88式地対艦誘導弾は、航空自衛隊のF-1支援戦闘機に搭載されていた80式空対艦誘導弾ASM-1を地上発射用に改良した、自走式の地対艦誘導弾システムです。1979年から開発が始まり1988年に制式採用されました。
誘導弾(ミサイル)自体はASM-1と同様のものが使用されていますが、地上から射撃するため誘導弾のエンジンに改良が加えられています。改修箇所としては、地上から撃ち出すため誘導弾後部にロケットブースターを追加。エンジンも固体燃料ロケットモーターからターボジェットに換装して有効射程を延長しています。
初速が必要となるため発射機から撃ち出された直後にはロケットブースターに点火。推進剤が尽きると射程の延長のためターボジェットに切り替えて目標まで飛翔する仕組みになっています。
誘導弾発射機の構造として、74式特大型トラックの荷台部分に誘導弾(ミサイル)を6発格納できる円柱状のランチャーを搭載しています。
88式地対艦誘導弾システムの構成
88式地対艦誘導弾のシステム構成として、誘導弾(ミサイル)を撃ち出す誘導弾発射機×16基、その誘導弾を装填する誘導弾装填機×16基、撃ち出される誘導弾(ミサイル)×96発、これらの車両は74式特大型トラックが使われます。
さらに敵艦艇を探索する捜索・評定レーダ装置:JTPS-P15×12基、レーダ中継装置:JMRC-15」×12基、指揮統制装置×1基、射撃統制装置×4基、これらすべてを一式のシステムとして運用するため、大規模な部隊展開が必要になります。ちなみにレーダーと中継装置は73式小型トラック(1/2tトラック)に、指揮・射撃統制装置は73式大型トラック(31/2tトラック)に装置を搭載しています。
システムの運用方法として、接近してくる敵艦艇に対して海岸付近までレーダー装置を展開し、その捜索・評定情報を中継して伝送後、内陸部に展開している誘導弾発射機から射撃します。
撃ち出された誘導弾は事前にプログラミングされたコースに沿って、山腹を迂回、洋上に出て目標に到達して撃破します。
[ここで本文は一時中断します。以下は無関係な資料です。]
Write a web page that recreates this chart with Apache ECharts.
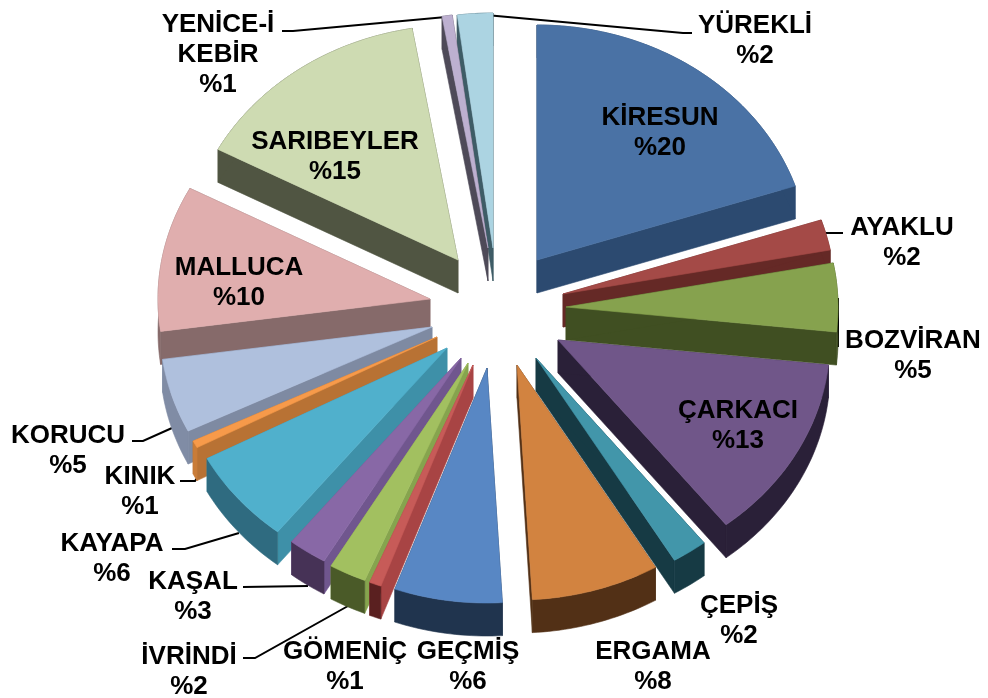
<!DOCTYPE html>
<html><head><meta charset="utf-8">
<style>html,body{margin:0;padding:0;background:#fff}#c{width:988px;height:698px}</style>
<script src="https://cdn.jsdelivr.net/npm/echarts@6/dist/echarts.min.js"></script>
</head><body><div id="c"></div>
<script>
// Data
const categories = ['KİRESUN','AYAKLU','BOZVİRAN','ÇARKACI','ÇEPİŞ','ERGAMA','GEÇMİŞ','GÖMENİÇ','İVRİNDİ','KAŞAL','KAYAPA','KINIK','KORUCU','MALLUCA','SARIBEYLER','YENİCE-İ\nKEBİR','YÜREKLİ'];
const shares = [19.9,2.1,4.7,12.7,2.1,7.6,6.4,0.7,2.2,2.3,6.5,0.5,5.1,10.0,14.5,0.6,2.1];
const printedPercent = [20,2,5,13,2,8,6,1,2,3,6,1,5,10,15,1,2];

// Layout and styling
const explodeX = [40,66,69,61,39,20,-10,-24,-29,-36,-50,-60,-65,-67,-39,-9,-4];
const explodeY = [-40,-6,7,40,58,65,68,65,63,58,48,37,27,-1,-40,-52,-52];
const topColors  = ['#4a72a5','#a44a47','#86a24e','#705689','#4296aa','#d28340','#5887c4','#c75b58','#a2c060','#8868a6','#50b0cc','#f79a4a','#afc0dd','#e0aeae','#cedbb2','#bdb0d0','#acd4e2'];
const rimColors  = ['#2c4a70','#652926','#404f22','#2a2038','#163a44','#523016','#20344e','#5a2020','#4a5a28','#463256','#2f6b80','#c97c38','#808ca5','#866a6a','#505542','#4e4a58','#3e5c66'];
const edgeColors = ['#2c4a70','#652926','#404f22','#2a2038','#163a44','#523016','#20344e','#a84444','#86a44e','#70568e','#3e90a8','#b87234','#7e8aa2','#866a6a','#505542','#4e4a58','#3e5c66'];
const labelX = [660,902,913,738,739,653,468,345,189,193,112,140,68,239,335,218,755];
const labelY = [133,243,356,426,621,667,667,667,672,597,559,492,451,283,157,55,41];
const leaders = [
  [[475,14],[683,33],[692,33]],
  [[826,233],[843,233]],
  [[838,298],[838,347]],
  [[132,441],[143,441],[172,428]],
  [[180,481],[195,481],[197,478]],
  [[172,549],[185,549],[239,533]],
  [[243,587],[308,586]],
  [[243,658],[255,658],[348,606]],
  [[282,31],[293,31],[446,17]]
];
const CX = 497, CY = 300, RX = 272, RY = 235, DEPTH = 33;

const total = shares.reduce((a, b) => a + b, 0);
const starts = [];
shares.reduce((acc, v, i) => { starts[i] = acc; return acc + v; }, 0);

function pt(ax, ay, theta) { return [ax + RX * Math.sin(theta), ay - RY * Math.cos(theta)]; }

function renderItem(params, api) {
  const i = params.dataIndex, v = api.value(1);
  const a0 = starts[i] / total * 2 * Math.PI, a1 = a0 + v / total * 2 * Math.PI;
  const ax = CX + explodeX[i], ay = CY + explodeY[i];
  const rim = [];
  const n = Math.max(4, Math.ceil((a1 - a0) / 0.02));
  for (let k = 0; k <= n; k++) rim.push(pt(ax, ay, a0 + (a1 - a0) * k / n));
  const down = p => [p[0], p[1] + DEPTH];
  const midY = ay - RY * 0.6 * Math.cos((a0 + a1) / 2);
  const z = Math.round(midY) + 300;
  const poly = (pts, c, zz) => ({ type: 'polygon', z2: zz, shape: { points: pts },
    style: { fill: c, stroke: c, lineWidth: 0.6 } });
  const first = rim[0], last = rim[rim.length - 1], apex = [ax, ay];
  return { type: 'group', children: [
    poly([apex, last, down(last), down(apex)], edgeColors[i], z),
    poly([apex, first, down(first), down(apex)], edgeColors[i], z),
    poly(rim.concat(rim.slice().reverse().map(down)), rimColors[i], z),
    poly([apex].concat(rim), topColors[i], z + 1)
  ]};
}

const chart = echarts.init(document.getElementById('c'), null, { renderer: 'canvas' });
chart.setOption({
  animation: false,
  backgroundColor: '#ffffff',
  series: [
    { type: 'custom', coordinateSystem: 'none', renderItem,
      data: categories.map((c, i) => [c, shares[i]]), silent: true, z: 2 },
    { type: 'custom', coordinateSystem: 'none', silent: true, z: 1,
      data: leaders.map((_, i) => [i]),
      renderItem: (p) => ({ type: 'polyline', shape: { points: leaders[p.dataIndex] },
        style: { stroke: '#000', lineWidth: 2, fill: null } }) },
    { type: 'custom', coordinateSystem: 'none', silent: true, z: 3,
      data: categories.map((c, i) => [c, shares[i]]),
      renderItem: (p) => ({ type: 'text', x: labelX[p.dataIndex], y: labelY[p.dataIndex],
        style: { text: categories[p.dataIndex] + '\n%' + printedPercent[p.dataIndex],
          align: 'center', verticalAlign: 'middle', fill: '#000',
          font: 'bold 26px "Liberation Sans", Arial, sans-serif', lineHeight: 30 } }) }
  ]
});
</script></body></html>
目標接近時には誘導弾自体に搭載されたレーダーが探知を始め、アクティブレーダーホーミングによる誘導で目標をターゲットして撃破します。
北部方面隊(北海道)を中心とした地対艦連隊に配備されていますが、88式地対艦誘導弾(改)として開発されてきた新装備の12式地対艦誘導弾の配備進めされています。